Anderson was a man of grand ambitions and grandiose plans. By 1905 his company was one of the most popular in Australia but William wanted more than a company, he wanted an empire. By the end of that year he was presenting several different productions across Australia and New Zealand. They included Sinbad the Sailor at the Theatre Royal in Sydney, a season of melodrama at The Royal in Hobart, another series of melodrama featuring George Darrell and a tour of New Zealand by Czerny a magician.


  Anderson was a gambler who owned several racehorses.  According to his long time friend  Jack Ricketts ' he was modest in his successes and a sport in his losses'. William’s business decisions combined a gambler’s recklessness with gambler’s luck.


In 1906 he paid 3650 pounds for land at Bondi in Sydney to build Wonderland City, an open air amusement park.  The park included a circus, flying machines, aquarium, a maze, a Merry Go Round skating rink and a miniature railway. There was also a vaudeville act and several novelty features, including Alice the elephant. It was designed as a pleasure palace and beautifully situated next to the sea. By the time it opened in 1907, Anderson had spent 15000 pounds on this folly.


His ambitions were endless, in 1907 he hired architect William Pitt to build a grand theatre on Russell Street in Melbourne. The theatre was called the Kings Theatre and Anderson paid a 1000 pound deposit and committed to a 7 year lease of the building at a grand rate of 4420 pounds per annum. These were enormous sums for the time.


Yet his grandiosity did not stop there. In addition to his playground and theatre, in 1906, Anderson toured Wonderland Circus across Queensland. The endless delays and logistical nightmare of transporting a circus which featured exotic animals cost a fortune. But William persisted despite the obvious difficulties.

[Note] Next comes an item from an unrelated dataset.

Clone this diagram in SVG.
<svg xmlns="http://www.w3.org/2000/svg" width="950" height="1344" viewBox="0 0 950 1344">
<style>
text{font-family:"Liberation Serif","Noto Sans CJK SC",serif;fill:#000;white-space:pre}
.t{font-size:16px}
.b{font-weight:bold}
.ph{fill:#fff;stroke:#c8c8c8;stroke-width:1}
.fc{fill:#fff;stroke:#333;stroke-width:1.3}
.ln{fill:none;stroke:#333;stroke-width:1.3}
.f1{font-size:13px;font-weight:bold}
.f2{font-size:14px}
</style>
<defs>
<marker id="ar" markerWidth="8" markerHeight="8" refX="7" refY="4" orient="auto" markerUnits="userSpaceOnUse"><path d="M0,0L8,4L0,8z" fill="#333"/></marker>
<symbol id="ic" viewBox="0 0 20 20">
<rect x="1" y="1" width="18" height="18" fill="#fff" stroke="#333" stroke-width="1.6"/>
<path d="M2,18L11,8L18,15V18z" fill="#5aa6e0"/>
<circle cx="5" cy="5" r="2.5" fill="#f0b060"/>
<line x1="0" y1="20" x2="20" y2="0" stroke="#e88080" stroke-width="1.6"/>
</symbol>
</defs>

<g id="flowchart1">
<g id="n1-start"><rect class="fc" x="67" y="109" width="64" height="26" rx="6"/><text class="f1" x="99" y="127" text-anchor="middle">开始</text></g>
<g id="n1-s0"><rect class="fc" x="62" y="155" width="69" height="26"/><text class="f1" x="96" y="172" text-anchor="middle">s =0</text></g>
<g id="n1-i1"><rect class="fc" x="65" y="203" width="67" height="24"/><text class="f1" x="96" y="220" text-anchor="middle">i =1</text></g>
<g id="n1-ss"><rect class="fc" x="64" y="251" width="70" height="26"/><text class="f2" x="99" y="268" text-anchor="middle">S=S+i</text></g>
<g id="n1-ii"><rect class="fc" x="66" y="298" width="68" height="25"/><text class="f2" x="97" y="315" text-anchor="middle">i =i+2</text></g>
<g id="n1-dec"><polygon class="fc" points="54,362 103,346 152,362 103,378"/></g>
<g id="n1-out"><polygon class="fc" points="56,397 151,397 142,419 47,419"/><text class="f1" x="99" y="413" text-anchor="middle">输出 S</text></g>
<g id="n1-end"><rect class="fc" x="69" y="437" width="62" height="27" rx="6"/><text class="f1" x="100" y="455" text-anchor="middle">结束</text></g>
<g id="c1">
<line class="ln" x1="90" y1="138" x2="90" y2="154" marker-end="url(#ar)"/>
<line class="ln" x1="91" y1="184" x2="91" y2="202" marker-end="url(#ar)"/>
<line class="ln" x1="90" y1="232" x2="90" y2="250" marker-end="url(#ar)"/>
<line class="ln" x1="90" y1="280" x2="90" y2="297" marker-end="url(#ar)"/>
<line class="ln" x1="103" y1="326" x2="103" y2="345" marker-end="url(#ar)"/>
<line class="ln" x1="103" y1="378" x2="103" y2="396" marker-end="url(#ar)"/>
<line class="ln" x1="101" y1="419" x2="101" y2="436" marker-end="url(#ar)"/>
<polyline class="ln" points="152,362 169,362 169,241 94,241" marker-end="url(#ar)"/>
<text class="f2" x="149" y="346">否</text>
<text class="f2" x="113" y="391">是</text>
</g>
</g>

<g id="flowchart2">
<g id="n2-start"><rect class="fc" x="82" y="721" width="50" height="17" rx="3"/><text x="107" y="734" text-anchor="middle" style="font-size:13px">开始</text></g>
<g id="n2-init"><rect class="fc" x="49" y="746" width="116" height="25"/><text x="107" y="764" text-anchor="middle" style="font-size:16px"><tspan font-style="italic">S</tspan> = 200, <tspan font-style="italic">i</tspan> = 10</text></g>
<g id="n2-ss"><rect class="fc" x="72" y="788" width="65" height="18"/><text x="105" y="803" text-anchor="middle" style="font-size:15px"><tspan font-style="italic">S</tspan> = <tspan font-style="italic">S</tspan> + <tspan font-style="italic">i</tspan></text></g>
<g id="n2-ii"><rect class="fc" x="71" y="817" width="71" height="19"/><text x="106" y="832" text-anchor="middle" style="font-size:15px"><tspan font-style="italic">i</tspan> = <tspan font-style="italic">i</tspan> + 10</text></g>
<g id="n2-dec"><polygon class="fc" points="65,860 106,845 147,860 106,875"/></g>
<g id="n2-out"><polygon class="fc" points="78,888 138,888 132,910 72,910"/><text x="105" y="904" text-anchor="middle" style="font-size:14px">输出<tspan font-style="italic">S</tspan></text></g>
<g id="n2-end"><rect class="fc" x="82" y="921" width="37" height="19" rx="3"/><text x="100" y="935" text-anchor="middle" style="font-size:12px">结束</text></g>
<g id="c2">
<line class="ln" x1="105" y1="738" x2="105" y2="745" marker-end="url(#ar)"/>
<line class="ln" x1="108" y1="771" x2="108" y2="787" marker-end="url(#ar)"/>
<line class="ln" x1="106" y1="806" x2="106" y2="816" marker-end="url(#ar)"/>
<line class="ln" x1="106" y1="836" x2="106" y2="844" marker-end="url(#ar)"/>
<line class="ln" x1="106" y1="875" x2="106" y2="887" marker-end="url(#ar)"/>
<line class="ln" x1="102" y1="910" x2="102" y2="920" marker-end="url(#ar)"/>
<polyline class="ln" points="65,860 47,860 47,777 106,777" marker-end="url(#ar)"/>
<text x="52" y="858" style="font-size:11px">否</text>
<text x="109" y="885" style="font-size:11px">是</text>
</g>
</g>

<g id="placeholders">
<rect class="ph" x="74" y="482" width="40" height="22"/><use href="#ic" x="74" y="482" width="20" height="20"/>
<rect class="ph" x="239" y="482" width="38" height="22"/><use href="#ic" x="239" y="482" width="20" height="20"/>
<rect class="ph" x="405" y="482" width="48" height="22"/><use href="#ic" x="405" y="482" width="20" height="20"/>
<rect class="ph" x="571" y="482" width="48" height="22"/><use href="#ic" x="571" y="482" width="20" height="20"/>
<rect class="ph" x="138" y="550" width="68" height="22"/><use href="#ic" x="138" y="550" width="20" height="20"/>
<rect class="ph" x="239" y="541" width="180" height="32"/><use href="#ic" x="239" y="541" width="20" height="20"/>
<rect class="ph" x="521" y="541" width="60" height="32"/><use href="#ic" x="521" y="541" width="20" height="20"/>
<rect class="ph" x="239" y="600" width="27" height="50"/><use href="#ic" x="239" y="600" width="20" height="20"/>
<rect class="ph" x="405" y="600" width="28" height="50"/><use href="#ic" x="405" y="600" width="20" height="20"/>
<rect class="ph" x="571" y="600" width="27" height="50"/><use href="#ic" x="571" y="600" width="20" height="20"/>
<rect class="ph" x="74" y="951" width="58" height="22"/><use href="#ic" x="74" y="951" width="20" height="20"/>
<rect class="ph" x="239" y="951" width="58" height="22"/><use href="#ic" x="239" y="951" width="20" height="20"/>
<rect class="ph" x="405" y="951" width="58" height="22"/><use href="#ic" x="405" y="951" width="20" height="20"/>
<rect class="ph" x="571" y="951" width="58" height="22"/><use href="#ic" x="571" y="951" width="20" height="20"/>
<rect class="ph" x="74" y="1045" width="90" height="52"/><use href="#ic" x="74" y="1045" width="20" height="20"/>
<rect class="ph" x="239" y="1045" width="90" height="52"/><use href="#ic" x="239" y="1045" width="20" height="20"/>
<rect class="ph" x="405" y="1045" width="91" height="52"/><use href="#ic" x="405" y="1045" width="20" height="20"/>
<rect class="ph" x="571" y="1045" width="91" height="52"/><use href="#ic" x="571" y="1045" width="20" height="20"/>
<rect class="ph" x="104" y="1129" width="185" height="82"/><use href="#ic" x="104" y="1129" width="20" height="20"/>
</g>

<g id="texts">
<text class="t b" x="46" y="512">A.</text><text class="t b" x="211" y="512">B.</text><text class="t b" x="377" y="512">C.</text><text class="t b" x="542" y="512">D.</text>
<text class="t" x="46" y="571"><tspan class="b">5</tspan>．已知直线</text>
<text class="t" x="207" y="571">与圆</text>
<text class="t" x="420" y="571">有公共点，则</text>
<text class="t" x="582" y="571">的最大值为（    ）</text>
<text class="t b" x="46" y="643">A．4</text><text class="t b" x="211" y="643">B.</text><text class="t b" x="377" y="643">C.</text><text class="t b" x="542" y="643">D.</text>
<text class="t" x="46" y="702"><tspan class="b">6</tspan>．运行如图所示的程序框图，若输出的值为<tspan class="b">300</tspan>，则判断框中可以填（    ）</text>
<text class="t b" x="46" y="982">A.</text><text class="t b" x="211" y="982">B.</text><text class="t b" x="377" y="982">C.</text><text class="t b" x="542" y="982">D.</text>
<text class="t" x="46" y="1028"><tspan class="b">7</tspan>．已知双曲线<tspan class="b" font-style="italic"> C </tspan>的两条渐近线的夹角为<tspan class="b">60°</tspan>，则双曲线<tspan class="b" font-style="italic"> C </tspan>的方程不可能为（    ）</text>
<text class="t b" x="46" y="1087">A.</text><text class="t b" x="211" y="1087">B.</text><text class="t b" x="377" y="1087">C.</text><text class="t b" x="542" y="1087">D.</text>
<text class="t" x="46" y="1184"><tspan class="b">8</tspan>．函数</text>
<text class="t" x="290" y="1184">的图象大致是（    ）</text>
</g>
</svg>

The Kings Theatre in Melbourne was speedily finished and opened in 1908 with Man to Man .The first season featured a series of bush dramas written by Albert Edmunds ( Edmund Duggan and Bert Bailey). Edmund was Eugenie's brother and Bert was a long time member of Anderson's company. Their plays had realistic settings and in one case included shearing a sheep on stage.

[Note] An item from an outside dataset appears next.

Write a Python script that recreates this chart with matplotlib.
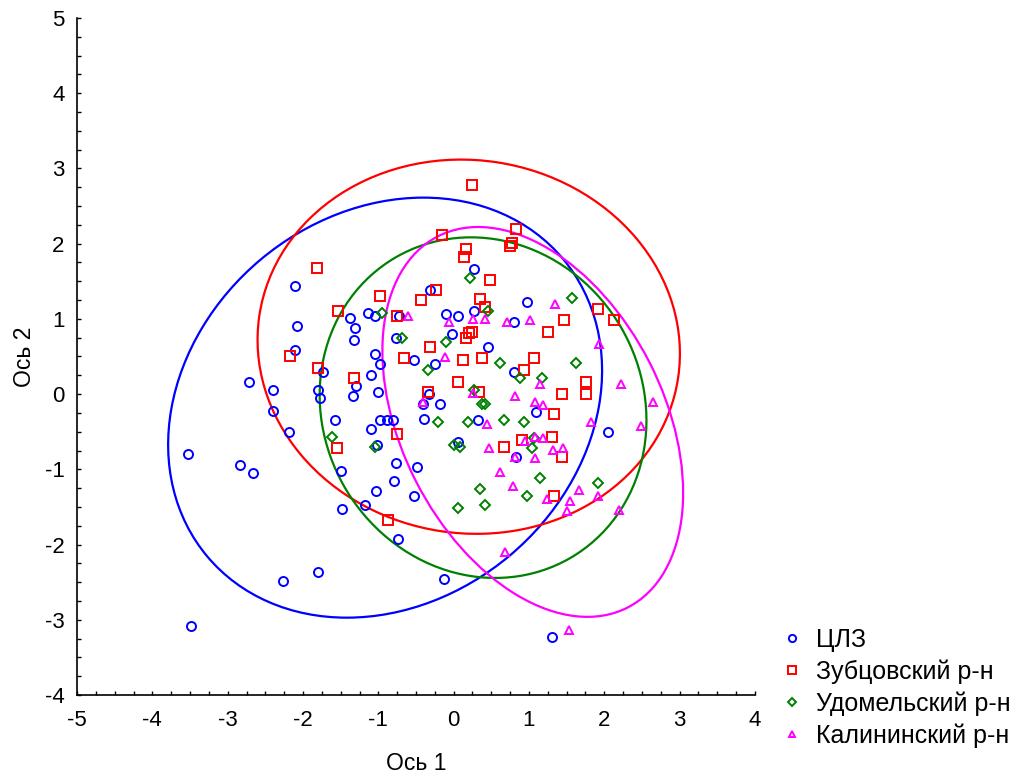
import matplotlib
matplotlib.use("Agg")
import matplotlib.pyplot as plt
from matplotlib.patches import Ellipse
from matplotlib.ticker import MultipleLocator

plt.rcParams['font.family'] = ['Liberation Sans', 'DejaVu Sans']
plt.rcParams['axes.unicode_minus'] = False

# group names
groups = ['ЦЛЗ', 'Зубцовский р-н', 'Удомельский р-н', 'Калининский р-н']
colors = ['#0000FF', '#FF0000', '#008000', '#FF00FF']
markers = ['o', 's', 'D', '^']

# ЦЛЗ scores (axis 1, axis 2)
clz_x = [-3.52, -3.49, -2.83, -2.67, -2.72, -2.40, -2.40, -2.19, -2.11, -2.08,
         -2.11, -2.27, -1.80, -1.80, -1.77, -1.74, -1.58, -1.50, -1.48, -1.37,
         -1.31, -1.32, -1.14, -1.05, -1.05, -0.98, -1.10, -1.29, -1.34, -1.00,
         -1.10, -0.98, -0.89, -0.81, -0.76, -1.02, -1.18, -1.03, -0.79, -0.76,
         -0.74, 0.27, -0.31, -0.73, -0.10, 0.06, 0.27, -0.02, 0.46, 0.80,
         0.98, -0.52, -0.25, -0.33, -0.41, -0.18, -0.39, 0.32, 0.06, 0.80,
         -0.49, -0.52, 0.83, 1.09, 2.05, -0.13, 1.30]
clz_y = [-0.80, -3.08, -0.94, -1.05, 0.16, 0.05, -0.22, -0.51, 1.44, 0.91,
         0.59, -2.49, -2.36, 0.05, -0.05, 0.29, -0.35, -1.02, -1.53, 1.01,
         0.88, 0.72, 1.08, 1.04, 0.53, 0.40, 0.26, 0.11, -0.03, 0.03,
         -0.46, -0.35, -0.35, -0.35, 0.75, -0.67, -1.47, -1.29, -1.15, -0.91,
         -1.92, 1.66, 1.39, 1.04, 1.07, 1.04, 1.10, 0.80, 0.63, 0.96,
         1.23, 0.45, 0.40, 0.00, -0.13, -0.13, -0.33, -0.35, -0.64, 0.29,
         -0.97, -1.36, -0.83, -0.24, -0.51, -2.46, -3.23]

# Зубцовский р-н
zub_x = [0.25, -0.15, -1.82, -1.53, -0.98, -0.75, -2.17, -1.80, -1.32, -1.55,
         -0.87, -0.75, 0.83, 0.77, 0.75, 0.17, 0.14, 0.48, -0.23, -0.44,
         0.35, 0.41, 0.25, 0.21, 0.17, -0.31, -0.66, 0.12, 0.38, 0.94,
         0.06, -0.34, 0.33, 0.67, 0.91, 1.07, 1.76, 1.44, 1.76, 1.33,
         1.30, 1.44, 1.33, 1.91, 2.13, 1.46, 1.25]
zub_y = [2.78, 2.11, 1.68, 1.10, 1.31, 1.04, 0.50, 0.35, 0.22, -0.72,
         -1.68, -0.53, 2.19, 2.01, 1.97, 1.93, 1.82, 1.52, 1.39, 1.25,
         1.26, 1.16, 0.83, 0.81, 0.74, 0.62, 0.48, 0.45, 0.48, 0.32,
         0.16, 0.03, 0.03, -0.70, -0.61, 0.48, 0.16, 0.00, 0.00, -0.27,
         -0.57, -0.83, -1.36, 1.13, 0.99, 0.99, 0.83]

# Удомельский р-н
udo_x = [-0.95, -1.62, -1.05, 0.22, -0.68, -0.10, 0.46, 0.62, -0.34, 0.27,
         0.41, 0.38, 0.88, -0.21, 0.19, 0.67, 0.93, 0.00, 0.09, 0.35,
         0.41, 0.06, 0.98, 1.63, 1.17, 1.07, 1.04, 1.14, 1.91, 1.57]
udo_y = [1.08, -0.57, -0.70, 1.55, 0.74, 0.69, 1.10, 0.42, 0.32, 0.05,
         -0.13, -0.13, 0.21, -0.37, -0.37, -0.35, -0.37, -0.67, -0.70, -1.26,
         -1.47, -1.52, -1.36, 0.42, 0.21, -0.59, -0.72, -1.12, -1.18, 1.28]

# Калининский р-н
kal_x = [-0.61, -0.06, 0.26, 0.42, 0.71, 1.01, 1.35, 1.93, -0.11, 0.26,
         -0.41, 0.82, 0.44, 0.47, 0.82, 0.95, 0.61, 0.79, 1.14, 2.22,
         1.08, 1.19, 2.64, 1.82, 2.49, 1.08, 1.19, 1.32, 1.45, 1.08,
         1.66, 1.91, 1.55, 1.24, 1.50, 2.19, 0.68, 1.53]
kal_y = [1.04, 0.96, 1.00, 1.00, 0.96, 0.98, 1.20, 0.67, 0.49, 0.01,
         -0.11, -0.02, -0.40, -0.72, -0.84, -0.63, -1.04, -1.22, 0.14, 0.14,
         -0.10, -0.15, -0.10, -0.37, -0.42, -0.57, -0.58, -0.74, -0.71, -0.85,
         -1.28, -1.36, -1.42, -1.39, -1.55, -1.54, -2.10, -3.14]

# ellipses: centre x, centre y, semi-axis a, semi-axis b, angle (deg)
ell_cx = [-0.91, 0.20, 0.39, 1.05]
ell_cy = [-0.18, 0.63, -0.18, -0.37]
ell_a = [3.08, 2.81, 2.31, 2.77]
ell_b = [2.57, 2.48, 2.12, 1.74]
ell_ang = [40, -8.5, -60, -63]

xs = [clz_x, zub_x, udo_x, kal_x]
ys = [clz_y, zub_y, udo_y, kal_y]
msizes = [6.5, 6.5, 5, 6]

fig = plt.figure(figsize=(10.24, 7.76), dpi=100)
ax = fig.add_axes([0.0752, 0.1044, 0.6621, 0.8724])

for i in range(4):
    ax.plot(xs[i], ys[i], linestyle='none', marker=markers[i], markersize=msizes[i],
            markerfacecolor='none', markeredgecolor=colors[i], markeredgewidth=1.4,
            label=groups[i])
for i in range(4):
    e = Ellipse((ell_cx[i], ell_cy[i]), 2 * ell_a[i], 2 * ell_b[i], angle=ell_ang[i],
                fill=False, edgecolor=colors[i], linewidth=1.6)
    ax.add_patch(e)

ax.set_xlim(-5, 4)
ax.set_ylim(-4, 5)
ax.xaxis.set_major_locator(MultipleLocator(1))
ax.yaxis.set_major_locator(MultipleLocator(1))
ax.xaxis.set_minor_locator(MultipleLocator(0.25))
ax.yaxis.set_minor_locator(MultipleLocator(0.25))
ax.tick_params(which='both', direction='in', length=3, width=1, labelsize=16)
ax.tick_params(axis='x', pad=11)
ax.tick_params(axis='y', pad=9)
ax.spines['top'].set_visible(False)
ax.spines['right'].set_visible(False)
for s in ['left', 'bottom']:
    ax.spines[s].set_linewidth(1.2)

ax.set_xlabel('Ось 1', fontsize=16.5, labelpad=15)
ax.set_ylabel('Ось 2', fontsize=16.5, labelpad=6)

leg = fig.legend(loc='upper left', bbox_to_anchor=(0.752, 0.207), frameon=False,
                 fontsize=18, handlelength=0.75, handletextpad=0.6,
                 labelspacing=0.3, borderpad=0, markerscale=0.8)

fig.savefig('out.png', dpi=100)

In 1909 Anderson was featured in The Referee newspaper as one of the preeminent theatrical managers in the country. His picture stood side by side with JC Williamson, Harry Rickards and James Brennan, a situation which proved his importance to the Australian theatrical industry.


However by 1910, it was clear that Anderson had been too ambitious. The Sydney manager of Wonderland City was being hounded by creditors and desperately asking his boss for funds. Anderson, ensconced at the Kings Theatre studiously avoided the pleas and his secretary was responding to letters with


' So far I cannot get the boss to fix up these outstanding accounts of Sydney. The boss is only here a few minutes every day.’


He was probably spending a great deal of time at the famous Melbourne races.


By 1911 a combination of bad debts and local opposition to the park forced Wonderland City to close. For months afterwards, Jack Ricketts, the manager, dodged and weaved his way through bills and demands with little help from his boss who had many other problems on his mind. 


Anderson was in severe financial difficulty and never recovered his former glory. In 1912 he sub leased the Kings Theatre to Duggan and Bailey who had a magnificent success with their version of Steele Rudd's On Our Selection. This was another wholly Australian production which would never have been produced without Anderson's financial and logistical support. The play became a staple of Australian theatre for decades.


Anderson continued in theatrical production; however he never reproduced his former successes. He settled for a time in Adelaide, and often staged an annual pantomime. However it was clear by World War 1 that the public had outgrown his traditional melodramatic fare.


In the 1920s he and Eugenie moved to Melbourne, and the couple separated later in the decade. She died in 1936 and William died shortly afterwards in 1940.


William Anderson was a proud and extravagant Australian entrepreneur who embodied the reckless abandon and creativity of his time. He was a man who thought that Australian product was as good as or better than foreign productions and backed his theory with practical support of Australian actors, writers and artisans. In many ways he was the forefather of the native theatrical movement.